--- Extracted material ---

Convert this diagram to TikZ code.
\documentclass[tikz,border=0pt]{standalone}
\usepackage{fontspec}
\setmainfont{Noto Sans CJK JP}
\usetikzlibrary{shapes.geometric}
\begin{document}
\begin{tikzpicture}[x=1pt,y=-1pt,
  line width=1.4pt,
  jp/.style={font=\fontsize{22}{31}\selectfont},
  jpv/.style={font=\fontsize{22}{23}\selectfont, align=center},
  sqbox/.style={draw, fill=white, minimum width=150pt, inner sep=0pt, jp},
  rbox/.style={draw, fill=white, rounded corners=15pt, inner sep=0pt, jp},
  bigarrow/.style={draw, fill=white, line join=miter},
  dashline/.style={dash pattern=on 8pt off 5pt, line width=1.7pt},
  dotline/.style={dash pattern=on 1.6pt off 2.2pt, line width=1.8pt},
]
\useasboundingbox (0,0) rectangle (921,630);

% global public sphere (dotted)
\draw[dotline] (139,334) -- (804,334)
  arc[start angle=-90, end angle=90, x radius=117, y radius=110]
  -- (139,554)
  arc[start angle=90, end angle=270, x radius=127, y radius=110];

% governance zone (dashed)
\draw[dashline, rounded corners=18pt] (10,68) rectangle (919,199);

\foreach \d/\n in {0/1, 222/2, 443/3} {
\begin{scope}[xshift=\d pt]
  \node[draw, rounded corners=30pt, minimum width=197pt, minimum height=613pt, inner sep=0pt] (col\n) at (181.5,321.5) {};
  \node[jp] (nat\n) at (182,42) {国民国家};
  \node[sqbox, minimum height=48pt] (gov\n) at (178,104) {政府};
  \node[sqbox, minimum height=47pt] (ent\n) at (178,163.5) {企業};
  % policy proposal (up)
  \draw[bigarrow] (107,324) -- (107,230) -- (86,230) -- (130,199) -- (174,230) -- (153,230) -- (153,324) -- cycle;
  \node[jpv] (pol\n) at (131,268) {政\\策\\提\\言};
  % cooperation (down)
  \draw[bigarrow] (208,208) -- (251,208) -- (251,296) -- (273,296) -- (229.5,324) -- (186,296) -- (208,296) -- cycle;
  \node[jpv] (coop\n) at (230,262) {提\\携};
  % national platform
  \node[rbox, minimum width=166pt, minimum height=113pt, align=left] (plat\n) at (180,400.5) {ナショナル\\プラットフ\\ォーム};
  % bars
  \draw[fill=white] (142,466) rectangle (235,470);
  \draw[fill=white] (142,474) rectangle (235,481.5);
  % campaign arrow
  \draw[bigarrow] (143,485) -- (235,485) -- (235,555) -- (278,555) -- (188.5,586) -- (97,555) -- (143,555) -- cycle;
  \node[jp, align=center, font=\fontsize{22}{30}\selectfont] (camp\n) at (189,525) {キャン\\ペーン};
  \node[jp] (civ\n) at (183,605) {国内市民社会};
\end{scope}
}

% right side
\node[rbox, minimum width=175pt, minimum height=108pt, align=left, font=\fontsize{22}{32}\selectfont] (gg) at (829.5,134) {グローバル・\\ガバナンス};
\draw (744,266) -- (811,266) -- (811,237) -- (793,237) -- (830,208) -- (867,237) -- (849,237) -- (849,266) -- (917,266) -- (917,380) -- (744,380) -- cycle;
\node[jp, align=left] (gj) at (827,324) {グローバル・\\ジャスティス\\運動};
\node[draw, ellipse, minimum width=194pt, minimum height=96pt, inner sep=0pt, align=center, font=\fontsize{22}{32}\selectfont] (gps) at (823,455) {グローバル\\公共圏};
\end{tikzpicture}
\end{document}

---
--- Extracted material ---

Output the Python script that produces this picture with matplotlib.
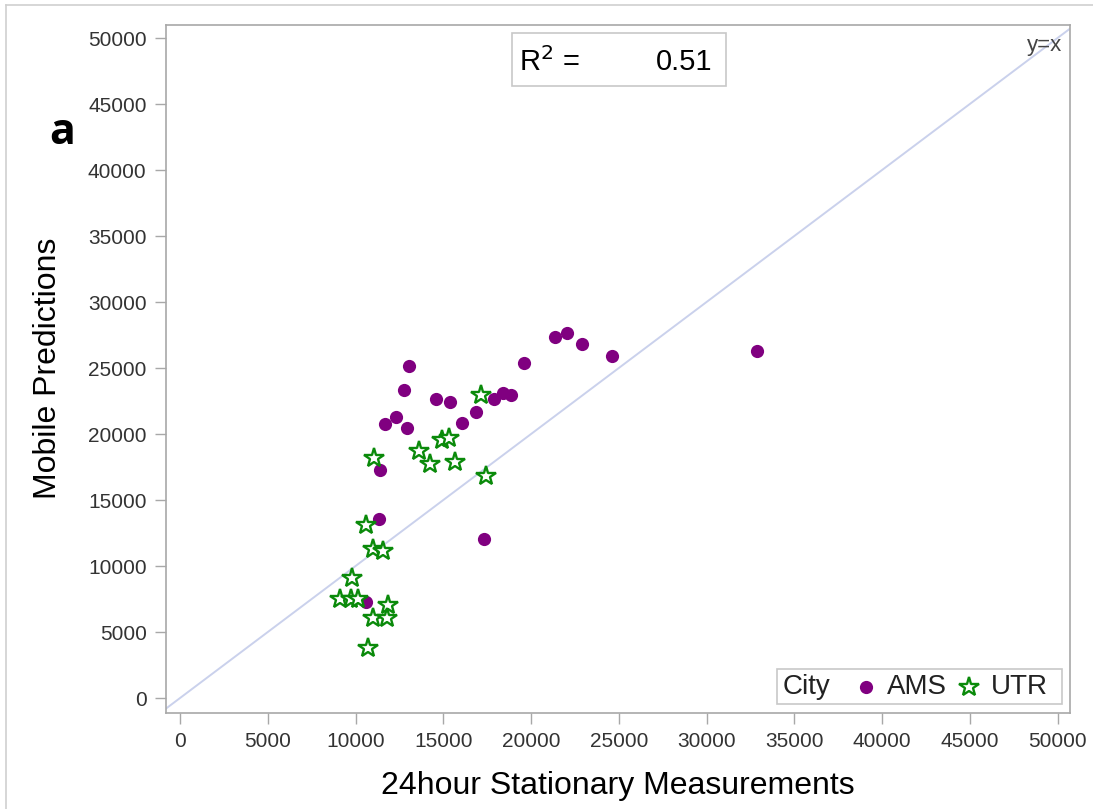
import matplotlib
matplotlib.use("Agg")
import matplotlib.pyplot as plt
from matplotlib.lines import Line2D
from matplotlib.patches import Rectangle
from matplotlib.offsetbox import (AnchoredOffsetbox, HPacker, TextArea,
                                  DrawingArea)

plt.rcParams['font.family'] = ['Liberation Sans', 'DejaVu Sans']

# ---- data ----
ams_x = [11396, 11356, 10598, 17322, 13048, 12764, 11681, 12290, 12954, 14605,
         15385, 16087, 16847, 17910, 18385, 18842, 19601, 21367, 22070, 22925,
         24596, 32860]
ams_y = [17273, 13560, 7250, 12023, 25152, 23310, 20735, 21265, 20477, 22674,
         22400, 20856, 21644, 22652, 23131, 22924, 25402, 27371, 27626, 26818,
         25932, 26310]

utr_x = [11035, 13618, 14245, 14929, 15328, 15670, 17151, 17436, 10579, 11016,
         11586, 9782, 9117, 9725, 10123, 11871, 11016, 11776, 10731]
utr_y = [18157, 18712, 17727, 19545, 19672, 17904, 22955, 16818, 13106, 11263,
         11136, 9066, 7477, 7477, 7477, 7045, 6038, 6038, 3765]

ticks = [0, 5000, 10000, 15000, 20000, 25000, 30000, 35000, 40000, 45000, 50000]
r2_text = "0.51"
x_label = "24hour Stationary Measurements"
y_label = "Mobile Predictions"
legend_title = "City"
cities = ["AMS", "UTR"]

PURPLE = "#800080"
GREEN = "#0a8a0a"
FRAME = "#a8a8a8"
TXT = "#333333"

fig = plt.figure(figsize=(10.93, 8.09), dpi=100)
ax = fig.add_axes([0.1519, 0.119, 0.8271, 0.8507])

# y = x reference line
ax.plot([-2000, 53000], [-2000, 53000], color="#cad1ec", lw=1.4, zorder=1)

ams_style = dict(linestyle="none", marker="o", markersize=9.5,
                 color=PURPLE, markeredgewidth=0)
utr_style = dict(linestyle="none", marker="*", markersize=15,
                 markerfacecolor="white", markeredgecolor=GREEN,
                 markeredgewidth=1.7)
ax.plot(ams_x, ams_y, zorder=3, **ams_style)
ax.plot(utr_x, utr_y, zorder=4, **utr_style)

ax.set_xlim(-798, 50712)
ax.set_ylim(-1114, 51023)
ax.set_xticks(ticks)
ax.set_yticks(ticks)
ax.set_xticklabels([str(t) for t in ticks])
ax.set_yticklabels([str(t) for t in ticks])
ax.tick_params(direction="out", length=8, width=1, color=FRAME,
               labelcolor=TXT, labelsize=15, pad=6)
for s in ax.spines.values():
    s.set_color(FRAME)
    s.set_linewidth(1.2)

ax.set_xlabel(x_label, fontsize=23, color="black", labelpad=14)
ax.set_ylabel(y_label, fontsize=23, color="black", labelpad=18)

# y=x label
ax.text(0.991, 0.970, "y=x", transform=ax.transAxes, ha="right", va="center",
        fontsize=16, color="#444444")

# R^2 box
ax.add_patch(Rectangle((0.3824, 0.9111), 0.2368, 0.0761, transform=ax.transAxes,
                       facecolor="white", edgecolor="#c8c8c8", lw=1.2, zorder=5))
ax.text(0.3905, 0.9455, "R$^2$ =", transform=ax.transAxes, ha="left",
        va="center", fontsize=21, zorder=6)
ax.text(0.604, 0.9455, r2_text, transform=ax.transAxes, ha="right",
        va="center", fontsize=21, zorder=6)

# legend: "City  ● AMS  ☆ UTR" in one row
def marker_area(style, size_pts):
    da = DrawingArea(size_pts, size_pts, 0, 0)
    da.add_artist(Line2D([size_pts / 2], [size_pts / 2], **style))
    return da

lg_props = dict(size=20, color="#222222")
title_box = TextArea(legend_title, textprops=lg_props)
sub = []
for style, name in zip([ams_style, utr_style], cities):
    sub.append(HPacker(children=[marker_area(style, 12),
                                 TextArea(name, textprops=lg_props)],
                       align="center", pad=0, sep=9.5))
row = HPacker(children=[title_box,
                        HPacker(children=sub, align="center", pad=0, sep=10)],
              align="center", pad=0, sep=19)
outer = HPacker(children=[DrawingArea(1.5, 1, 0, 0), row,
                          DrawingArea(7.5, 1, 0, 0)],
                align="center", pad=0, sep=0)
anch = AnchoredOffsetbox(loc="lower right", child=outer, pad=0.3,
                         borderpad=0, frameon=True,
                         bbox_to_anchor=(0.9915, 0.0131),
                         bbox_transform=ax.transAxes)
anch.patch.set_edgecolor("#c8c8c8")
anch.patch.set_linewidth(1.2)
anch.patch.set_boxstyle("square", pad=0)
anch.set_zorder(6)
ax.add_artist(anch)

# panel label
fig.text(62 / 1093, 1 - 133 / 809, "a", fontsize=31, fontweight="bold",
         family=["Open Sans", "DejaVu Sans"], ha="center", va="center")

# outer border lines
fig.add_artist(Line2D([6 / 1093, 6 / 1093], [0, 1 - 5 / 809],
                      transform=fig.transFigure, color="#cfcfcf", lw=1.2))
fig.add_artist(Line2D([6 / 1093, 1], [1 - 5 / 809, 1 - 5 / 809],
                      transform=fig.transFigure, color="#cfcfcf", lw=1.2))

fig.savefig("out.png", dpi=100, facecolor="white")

---

### Goal
Extract the lines of the preceding material that run from the line with "Convert this diagram to TikZ code." through the line with "(10,68) rectangle (919,199);", inclusive, reproducing them exactly and adding nothing.

### Answer for this exercise
Convert this diagram to TikZ code.
\documentclass[tikz,border=0pt]{standalone}
\usepackage{fontspec}
\setmainfont{Noto Sans CJK JP}
\usetikzlibrary{shapes.geometric}
\begin{document}
\begin{tikzpicture}[x=1pt,y=-1pt,
  line width=1.4pt,
  jp/.style={font=\fontsize{22}{31}\selectfont},
  jpv/.style={font=\fontsize{22}{23}\selectfont, align=center},
  sqbox/.style={draw, fill=white, minimum width=150pt, inner sep=0pt, jp},
  rbox/.style={draw, fill=white, rounded corners=15pt, inner sep=0pt, jp},
  bigarrow/.style={draw, fill=white, line join=miter},
  dashline/.style={dash pattern=on 8pt off 5pt, line width=1.7pt},
  dotline/.style={dash pattern=on 1.6pt off 2.2pt, line width=1.8pt},
]
\useasboundingbox (0,0) rectangle (921,630);

% global public sphere (dotted)
\draw[dotline] (139,334) -- (804,334)
  arc[start angle=-90, end angle=90, x radius=117, y radius=110]
  -- (139,554)
  arc[start angle=90, end angle=270, x radius=127, y radius=110];

% governance zone (dashed)
\draw[dashline, rounded corners=18pt] (10,68) rectangle (919,199);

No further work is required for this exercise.